Friday, May 27, 2005

had two steaming hot tau sar pau n a dark cuppa coffee for lunch, jus the way that dear Alex would have prescribed it for an early morning, or to break the cold from the law library last time. haiz.. i m going back in time again, i know. it is sad. n was listening to symphony 92.4 jus now with the sad melody of Think of Me from Phantom of the Opera.

Some may say I lavish the word 'love' flippantly, on people and on things. Some may wonder if I really mean it, that I could simply quote, "I am falling in love over...", or "I m so in love with...", and "I love ... so much!" Whatever variations you may hear me say it. Yet love is not diluted over all these many things or people. For when I say "I love you", I mean it to the full extent of my feelings there and then, not a cent less. Of course, the following question to ask would be: "How long does your 'there and then' last?"... How long, indeed, I too wonder.

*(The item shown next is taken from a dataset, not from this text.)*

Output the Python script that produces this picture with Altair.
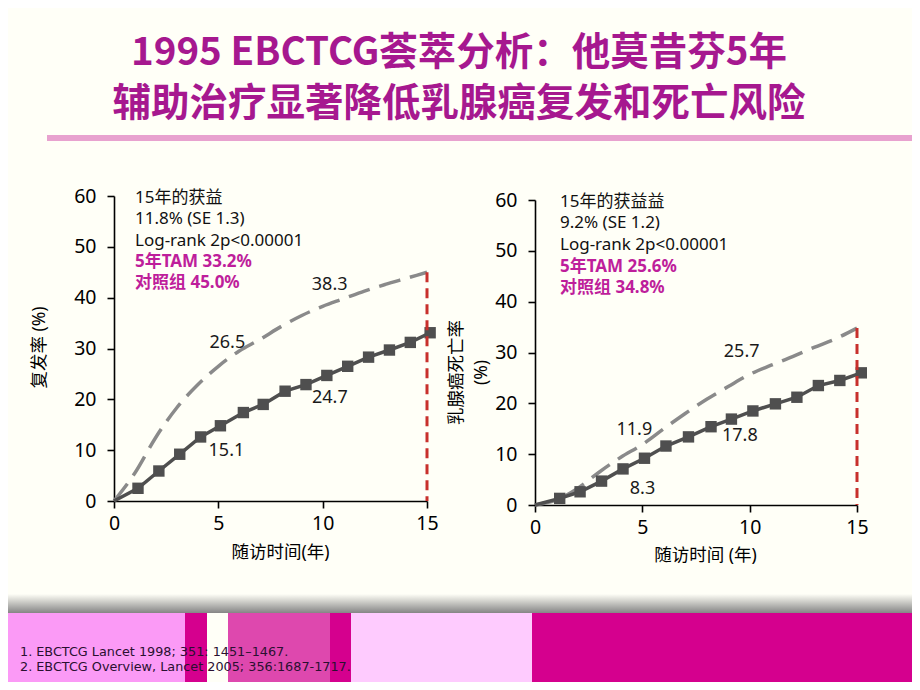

i finally read finish his writings that i printed out, all 45 pages of them. i laughed at some, pondered over others. perhaps i have come to understand him better, or at least come to the understanding that i do not know him that well after all. it took me by surprise how i could meet one of his characters over my church camp, and how i could experience first-hand what he described about her in words. n i fumbled over whether he would have, at one time, regarded my jokes and puns as stale. n wonder even more at what and how he would describe me as, to his friends or in his writings.